Oil and gas executives cited Ritter’s new regulations governing oil and gas drilling operations as the reason for the dramatic drop in Colorado’s investment allure.

The survey quoted an unnamed executive saying that in Colorado, “operational, legal, and air quality rules and regulations are being instituted at a dizzying pace. It is hard to keep up with as an operator. Most of the regulators instituting and enforcing these new rules have little or no experience in the industry and do not understand operations. Often they cannot answer questions or help, even with their own rules.”

While Colorado is dead last among states, several in our region were in the top ten including Kansas, Nebraska, Texas and Oklahoma.  

Oil and gas was a huge industry in Colorado .  According to the Colorado Oil and Gas Association, oil and gas drilling in Colorado is a $23 billion industry.   To put the economic devastation brought on by Ritter and the enviro-left, check out the following facts:

• More than 70,000 Coloradans have jobs because of the oil and gas industry, with an average salary 32 percent higher than the state average.

• The responsible development of oil and gas resources in Colorado contributes in excess of $135 million to state coffers, nearly 90 percent of state severance taxes.

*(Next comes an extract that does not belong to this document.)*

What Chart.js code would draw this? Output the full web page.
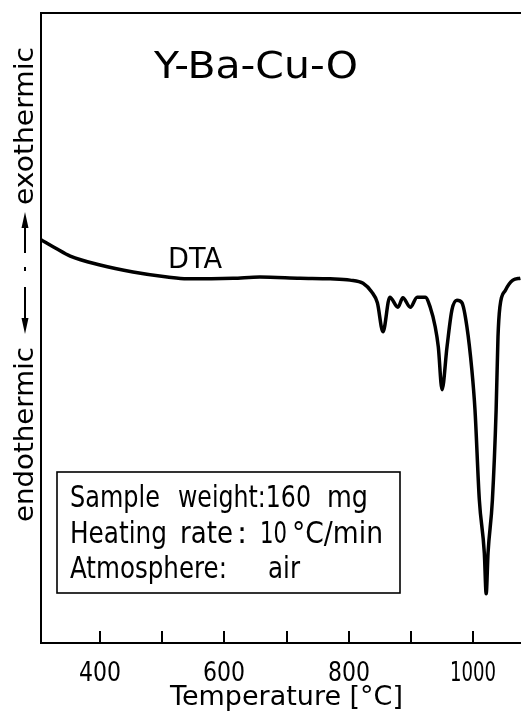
<!DOCTYPE html>
<html lang="en">
<head>
    <meta charset="UTF-8">
    <title>Y-Ba-Cu-O DTA</title>
    <script src="https://cdn.jsdelivr.net/npm/chart.js@4.4.1/dist/chart.umd.min.js"></script>
    <style>
        body {margin: 0; background: #fff;}
        #wrap {width: 521px; height: 716px;}
    </style>
</head>
<body>
    <div id="wrap">
        <canvas id="dtaChart" width="521" height="716"></canvas>
    </div>

    <script>
        // DTA trace (signal in arbitrary units, 0..100)
        const temperatures = [305, 328, 352, 400, 453, 508, 540, 614, 657, 722, 770, 802, 823, 837, 846, 855,
                              866, 879, 887, 899, 910, 923, 931, 939, 944, 950, 958, 966, 974, 982, 990, 998,
                              1003, 1010, 1018, 1021, 1024, 1031, 1037, 1040, 1043, 1052, 1064, 1076];
        const dtaSignal = [64.0, 62.7, 61.4, 60.0, 58.9, 58.1, 57.8, 57.9, 58.1, 57.9, 57.8, 57.6, 57.1, 55.7, 54.0, 49.4,
                           54.9, 53.3, 54.8, 53.3, 54.9, 54.9, 53.3, 50.2, 47.0, 40.2, 47.0, 52.9, 54.4, 54.0, 50.2, 43.3,
                           37.0, 22.7, 14.3, 7.8, 14.3, 22.7, 37.0, 48.6, 53.3, 56.0, 57.6, 57.9];
        const xTickValues = [400, 500, 600, 700, 800, 900, 1000];
        const xTickLabels = ['400', '', '600', '', '800', '', '1000'];

        const FONT = '"DejaVu Sans", sans-serif';

        // the lettering in the original is narrow, so squeeze text into a width
        function drawFit(ctx, text, x, y, size, width) {
            ctx.save();
            ctx.font = size + 'px ' + FONT;
            const w = ctx.measureText(text).width;
            const sx = width ? width / w : 1;
            ctx.translate(x, y);
            ctx.scale(sx, 1);
            ctx.fillText(text, 0, 0);
            ctx.restore();
        }

        // frame, inward ticks and all the hand-lettered texts
        const decorPlugin = {
            id: 'decor',
            afterDraw(chart) {
                const ctx = chart.ctx;
                const area = chart.chartArea;
                const xs = chart.scales.x;
                ctx.save();
                ctx.strokeStyle = '#000';
                ctx.fillStyle = '#000';
                ctx.textAlign = 'left';
                ctx.textBaseline = 'alphabetic';

                // top frame line
                ctx.lineWidth = 2;
                ctx.beginPath();
                ctx.moveTo(area.left, area.top);
                ctx.lineTo(area.right, area.top);
                ctx.stroke();

                // inward ticks + labels
                xTickValues.forEach(function (v, i) {
                    const px = Math.round(xs.getPixelForValue(v));
                    ctx.beginPath();
                    ctx.moveTo(px, area.bottom);
                    ctx.lineTo(px, area.bottom - 12);
                    ctx.stroke();
                    const lbl = xTickLabels[i];
                    if (lbl) {
                        const w = lbl.length > 3 ? 46 : 42;
                        drawFit(ctx, lbl, px - w / 2, 681, 27, w);
                    }
                });

                // title and curve label
                drawFit(ctx, 'Y-Ba-Cu-O', 154, 78, 37, 204);
                drawFit(ctx, 'DTA', 168, 268, 28, 54);

                // info box
                ctx.lineWidth = 1.6;
                ctx.strokeRect(57, 472, 343, 121);
                drawFit(ctx, 'Sample', 70, 507, 30, 90);
                drawFit(ctx, 'weight:160', 178, 507, 30, 133);
                drawFit(ctx, 'mg', 327, 507, 30, 41);
                drawFit(ctx, 'Heating', 70, 543, 30, 97);
                drawFit(ctx, 'rate', 180, 543, 30, 53);
                drawFit(ctx, ':', 237, 543, 30, 0);
                drawFit(ctx, '10', 260, 543, 30, 27);
                drawFit(ctx, '°C/min', 292, 543, 30, 91);
                drawFit(ctx, 'Atmosphere:', 70, 578, 30, 157);
                drawFit(ctx, 'air', 268, 578, 30, 32);

                // x axis title
                drawFit(ctx, 'Temperature [°C]', 170, 705, 26, 233);

                // y axis label with arrows
                ctx.save();
                ctx.translate(33, 0);
                ctx.rotate(-Math.PI / 2);
                drawFit(ctx, 'exothermic', -205, 0, 27, 158);
                drawFit(ctx, 'endothermic', -522, 0, 27, 175);
                ctx.restore();

                const ax = 25;
                ctx.lineWidth = 2;
                ctx.beginPath();
                ctx.moveTo(ax, 253); ctx.lineTo(ax, 224);
                ctx.moveTo(ax, 287); ctx.lineTo(ax, 322);
                ctx.stroke();
                ctx.beginPath();
                ctx.moveTo(ax, 212); ctx.lineTo(ax - 3.5, 228); ctx.lineTo(ax + 3.5, 228); ctx.closePath();
                ctx.moveTo(ax, 334); ctx.lineTo(ax - 3.5, 318); ctx.lineTo(ax + 3.5, 318); ctx.closePath();
                ctx.fill();
                ctx.fillRect(ax - 1, 267, 2, 4);

                ctx.restore();
            }
        };

        const ctx = document.getElementById('dtaChart').getContext('2d');
        const dtaChart = new Chart(ctx, {
            type: 'line',
            data: {
                datasets: [{
                    label: 'DTA',
                    data: temperatures.map(function (t, i) { return {x: t, y: dtaSignal[i]}; }),
                    borderColor: '#000',
                    borderWidth: 3.5,
                    pointRadius: 0,
                    fill: false,
                    cubicInterpolationMode: 'monotone'
                }]
            },
            options: {
                responsive: false,
                animation: false,
                layout: {padding: {left: 41, top: 13, right: 0, bottom: 0}},
                plugins: {
                    legend: {display: false},
                    tooltip: {enabled: false}
                },
                scales: {
                    x: {
                        type: 'linear',
                        min: 305,
                        max: 1077,
                        afterBuildTicks: function (axis) {
                            axis.ticks = xTickValues.map(function (v) { return {value: v}; });
                        },
                        afterFit: function (axis) { axis.height = 73; },
                        grid: {display: false, drawTicks: false},
                        border: {display: true, color: '#000', width: 2},
                        ticks: {display: false}
                    },
                    y: {
                        min: 0,
                        max: 100,
                        afterFit: function (axis) { axis.width = 0; },
                        grid: {display: false, drawTicks: false},
                        border: {display: true, color: '#000', width: 2},
                        ticks: {display: false}
                    }
                }
            },
            plugins: [decorPlugin]
        });
    </script>
</body>
</html>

• Seven of the nation’s 100 largest natural gas fields and two of its largest 100 oil fields are located in Colorado.

• Colorado’s Piceance Basin holds the second-largest proven natural gas reserve in the country.

• The nation’s proven natural gas reserves have increased every year for a decade, jumping another nine percent last year.

• More than one-fourth of the United States’ coalbed methane production occurs in the Centennial State.

• Colorado ranks sixth among the states in natural gas production and eleventh in crude oil production.

• Thirty-six of Colorado’s 64 counties actively produce oil or natural gas.

• Colorado has an estimated one trillion barrels of oil in shale — an amount nearly equal to Earth’s entire proven oil reserves.

• Three of every four homes in Colorado are heated with natural gas, compared to the national average of just over half of homes.

• Three-fifths of Colorado’s natural gas is exported to meet demand in other states.

• With an estimated 21,850 billion cubic feet of dry natural gas, Colorado has 9.2 percent of the nation’s supply, and 6.1 percent of liquid reserves.

What type of leader kills a $23 billion industry?  Answer:  one that is beholden to the environmental left. 

I’ll repeat my prediction: no way in hell he wins Weld County in 2010.

Ritter’s war on Weld continues

Tuesday, June 23rd, 2009

“Why does Ritter hate Weld County?” I haven’t see that sign yet but it is a reasonable question.  Among some elected officials the belief is that Governor Bill Ritter has declared war on Weld County.  We are starting to see the crippling effects of Ritter’s new oil and gas regulations.

Property taxes on oil and gas provide 40 percent of the revenue for Weld County’s annual budget.  Last week on my show, Weld County Assessor Chris Woodruff predicted that because of the new regulations, coupled with lower commodity prices, revenue from the oil and gas industry could be off by as much as one third in 2011 and 2012.  Oil and gas companies, along with their high paying jobs, say they are headed to states where the business climate is more friendly.

As bad as that sounds for Weld County, the Kersey school district will be in even worse shape. According to Chris, the district’s budget is 85 percent oil and gas property taxes.  Maybe the Platte Valley School District can install windmill to make up for the the looming budget gap.

Thanks to Governor Ritter and his environmental policies, Weld County is seeing high paying jobs go to other states and its tax base rapidly eroding.  Ritter won Weld County in 2006.  He won’t win it in 2010.